The key to high conversion is a compelling “lead magnet.” You aren’t just asking for an email; you’re offering an explicit piece of value in return. The most effective lead magnet in crowdfunding is the promise of a significant discount. Your primary Call-to-Action should be a button that says something like, “Get Notified & Lock In Your 40% Super Early Bird Discount.” This transforms the exchange from a simple newsletter signup into a tangible, valuable transaction for the user.
To achieve a high conversion rate, you must follow a strict optimization framework:
- Single Goal Focus: The entire page must be dedicated to capturing an email address. Remove all other distractions, navigation links, or secondary CTAs.
- Compelling CTA: Frame the call-to-action around the benefit (locking in a discount), not the action (joining a list).
- Continuous A/B Testing: Relentlessly test different headlines, hero images, and CTA button copy in the weeks leading up to your launch to find the highest-performing combination.
- Mobile-First Design: Ensure fonts are large and readable, and buttons are “thumb-friendly” and easy to tap on a mobile screen.
- Social Proof: Include elements that build trust, such as logos of press mentions (if any), testimonials from early testers, or GIFs demonstrating the prototype in action.

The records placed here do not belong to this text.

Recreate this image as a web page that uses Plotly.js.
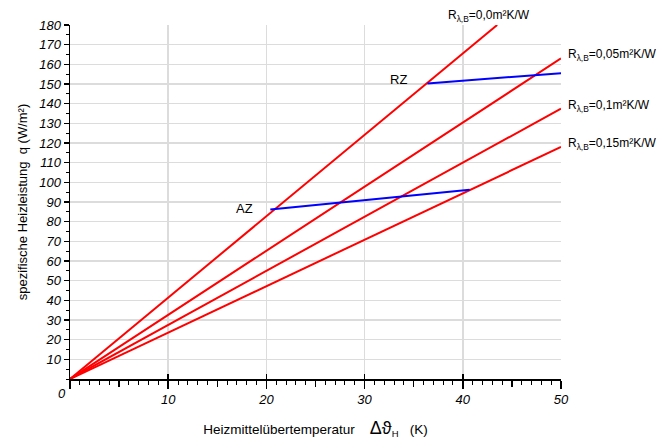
<!DOCTYPE html>
<html>
<head>
<meta charset="utf-8">
<script src="https://cdn.plot.ly/plotly-3.0.1.min.js"></script>
<style>html,body{margin:0;padding:0;background:#fff;}#chart{width:658px;height:440px;}</style>
</head>
<body>
<div id="chart"></div>
<script>
// Data
const seriesNames = ["0,0", "0,05", "0,1", "0,15"];
const startTemp = [0, 0, 0, 0];
const startQ = [0, 0, 0, 0];
const endTemp = [43.5, 50, 50, 50];
const endQ = [180, 163, 137.5, 118];
const azTemp = [20.4, 40.7];
const azQ = [86.2, 96.2];
const rzTemp = [36.4, 50];
const rzQ = [150.3, 155.5];
const xTickVals = [0, 10, 20, 30, 40, 50];
const xTickText = ["", "10", "20", "30", "40", "50"];
const yTickVals = [10,20,30,40,50,60,70,80,90,100,110,120,130,140,150,160,170,180];

const FONT = "Liberation Sans, Arial, sans-serif";
const traces = [];
seriesNames.forEach((n, i) => {
  traces.push({x: [startTemp[i], endTemp[i]], y: [startQ[i], endQ[i]], mode: "lines",
    line: {color: "#ff0000", width: 2}, hoverinfo: "skip", showlegend: false});
});
traces.push({x: azTemp, y: azQ, mode: "lines", line: {color: "#0000ff", width: 2}, showlegend: false});
traces.push({x: rzTemp, y: rzQ, mode: "lines", line: {color: "#0000ff", width: 2}, showlegend: false});
traces.push({x: [null], y: [null], xaxis: "x2", yaxis: "y", showlegend: false, hoverinfo: "skip"});
traces.push({x: [null], y: [null], xaxis: "x3", yaxis: "y", showlegend: false, hoverinfo: "skip"});

const annotations = [];
seriesNames.forEach((n, i) => {
  const txt = "R<sub>λ,B</sub>=" + n + "m²K/W";
  if (i === 0) {
    annotations.push({x: 38.3, y: 1, xref: "x", yref: "paper", xanchor: "left", yanchor: "bottom",
      yshift: -1, text: txt, showarrow: false, font: {family: FONT, size: 12, color: "#000"}});
  } else {
    annotations.push({x: endTemp[i], y: endQ[i], xref: "x", yref: "y", xanchor: "left", yanchor: "middle",
      xshift: 5, yshift: 3, text: txt, showarrow: false, font: {family: FONT, size: 12, color: "#000"}});
  }
});
annotations.push({x: azTemp[0], y: azQ[0], xref: "x", yref: "y", xanchor: "right", yanchor: "middle",
  xshift: -15, yshift: 1, text: "AZ", showarrow: false, font: {family: FONT, size: 13, color: "#000"}});
annotations.push({x: rzTemp[0], y: rzQ[0], xref: "x", yref: "y", xanchor: "right", yanchor: "middle",
  xshift: -18, yshift: 4, text: "RZ", showarrow: false, font: {family: FONT, size: 13, color: "#000"}});
annotations.push({x: 0, y: 0, xref: "x", yref: "y", xanchor: "center", yanchor: "top",
  xshift: -8, yshift: -5, text: "<i>0</i>", showarrow: false, font: {family: FONT, size: 13, color: "#000"}});

const layout = {
  width: 658, height: 440,
  margin: {l: 70, r: 97, t: 25, b: 61},
  paper_bgcolor: "#fff", plot_bgcolor: "#fff",
  font: {family: FONT, size: 13, color: "#000"},
  showlegend: false,
  xaxis: {
    range: [0, 50], tickvals: xTickVals, ticktext: xTickText.map(t => t ? "<i>" + t + "</i>" : ""),
    showgrid: true, gridcolor: "#dcdcdc", gridwidth: 1.5, zeroline: false,
    showline: true, linecolor: "#000", linewidth: 1.5,
    ticks: "outside", ticklen: 8, tickwidth: 1.5, tickcolor: "#000",
    tickfont: {family: FONT, size: 13},
    minor: {dtick: 1, ticks: "outside", ticklen: 4, tickwidth: 1, tickcolor: "#000", showgrid: false},
    title: {text: "Heizmittelübertemperatur    <span style='font-size:18px'>Δϑ</span><sub>H</sub>   (K)",
      font: {family: FONT, size: 13.5}, standoff: 18}
  },
  xaxis2: {
    overlaying: "x", anchor: "y", range: [0, 50], tickvals: [5, 15, 25, 35, 45],
    showticklabels: false, showgrid: false, zeroline: false, showline: false,
    ticks: "outside", ticklen: 7, tickwidth: 1.5, tickcolor: "#000"
  },
  xaxis3: {
    overlaying: "x", anchor: "y", range: [0, 50], tickvals: xTickVals,
    showticklabels: false, showgrid: false, zeroline: false, showline: false,
    ticks: "inside", ticklen: 5, tickwidth: 1.5, tickcolor: "#000"
  },
  yaxis: {
    range: [0, 180], tickvals: yTickVals, ticktext: yTickVals.map(v => "<i>" + v + "</i>"),
    showgrid: true, gridcolor: "#dcdcdc", gridwidth: 1.5, zeroline: false,
    showline: true, linecolor: "#000", linewidth: 1.5,
    ticks: "outside", ticklen: 5, tickwidth: 1.5, tickcolor: "#000",
    tickfont: {family: FONT, size: 13},
    minor: {dtick: 5, ticks: "outside", ticklen: 3, tickwidth: 1, tickcolor: "#000", showgrid: false},
    title: {text: "spezifische Heizleistung  q (W/m²)", font: {family: FONT, size: 13}, standoff: 8}
  },
  annotations: annotations
};
Plotly.newPlot("chart", traces, layout, {displayModeBar: false, staticPlot: true});
</script>
</body>
</html>
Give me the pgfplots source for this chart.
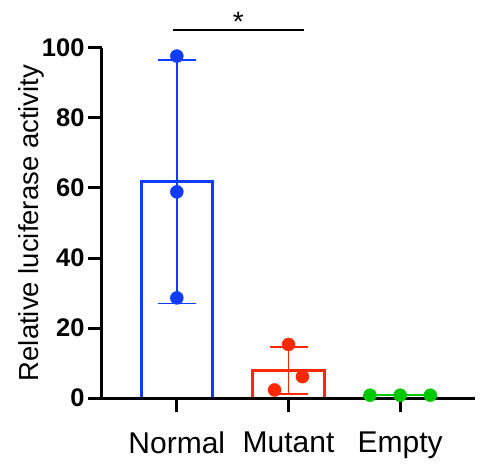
\documentclass[border=0pt]{standalone}
\usepackage{pgfplots}
\pgfplotsset{compat=1.18}
\usepackage{fontspec}
\setmainfont{Liberation Sans}
\definecolor{nblue}{RGB}{15,60,255}
\definecolor{mred}{RGB}{255,40,0}
\definecolor{egreen}{RGB}{0,200,0}
\begin{document}
\begin{tikzpicture}
\path[use as bounding box] (-102pt,-71pt) rectangle (385pt,398pt);
\begin{axis}[
  scale only axis, width=373pt, height=350pt,
  xmin=-0.67, xmax=2.67, ymin=0, ymax=100,
  axis x line=bottom, axis y line=left, axis on top,
  axis line style={-, line width=3pt},
  xtick={0,1,2}, xticklabels={Normal,Mutant,Empty},
  ytick={0,20,...,100},
  tick align=outside, major tick length=14pt,
  tick style={line width=3pt, black},
  x tick label style={font=\fontsize{30}{30}\selectfont, yshift=-16pt},
  y tick label style={font=\fontsize{25.5}{25.5}\selectfont\bfseries},
  /pgf/number format/assume math mode=true,
  ylabel={Relative luciferase activity},
  ylabel style={font=\fontsize{27.5}{27.5}\selectfont},
  ylabel shift=-9pt,
  clip=false,
]
% bars (mean)
\addplot[ybar, bar width=0.637, bar shift=0, draw=nblue, fill=none, line width=3pt] coordinates {(0,61.8)};
\addplot[ybar, bar width=0.637, bar shift=0, draw=mred, fill=none, line width=3pt] coordinates {(1,7.9)};
\addplot[ybar, bar width=0.637, bar shift=0, draw=egreen, fill=none, line width=2.5pt] coordinates {(2,0.8)};
% SD error bars
\addplot[draw=none, mark=none, error bars/.cd, y dir=both, y explicit, error mark=|,
  error bar style={draw=nblue, line width=1.8pt},
  error mark options={draw=nblue, line width=1.8pt, mark size=19pt}]
  coordinates {(0,61.8) +- (0,34.8)};
\addplot[draw=none, mark=none, error bars/.cd, y dir=both, y explicit, error mark=|,
  error bar style={draw=mred, line width=1.8pt},
  error mark options={draw=mred, line width=1.8pt, mark size=19pt}]
  coordinates {(1,7.9) +- (0,6.7)};
% replicates
\addplot[only marks, mark=*, mark size=6.5pt, nblue] coordinates {(0,97.7) (0,58.9) (0,28.6)};
\addplot[only marks, mark=*, mark size=6.5pt, mred] coordinates {(1,15.3) (1.125,6.1) (0.875,2.3)};
\addplot[only marks, mark=*, mark size=6.5pt, egreen] coordinates {(1.73,0.8) (2,0.8) (2.27,0.8)};
% significance
\draw[line width=2pt] (axis cs:-0.03,105.1) -- (axis cs:1.14,105.1);
\node[font=\fontsize{28}{28}\selectfont, anchor=base] at (axis cs:0.55,104.6) {*};
\end{axis}
\end{tikzpicture}
\end{document}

The data from your landing page A/B tests is invaluable. The winning headline and messaging should directly inform the final copy for your Kickstarter page and the script for your video. This way, your entire campaign is built on a foundation of conversion-tested language.
By systematically de-risking each of these eight areas, you transform your Kickstarter campaign from a gamble into a predictable success. To apply this agency playbook effectively, the next logical step is to conduct a rigorous pre-launch audit of your own assets, audience, and budget against these benchmarks.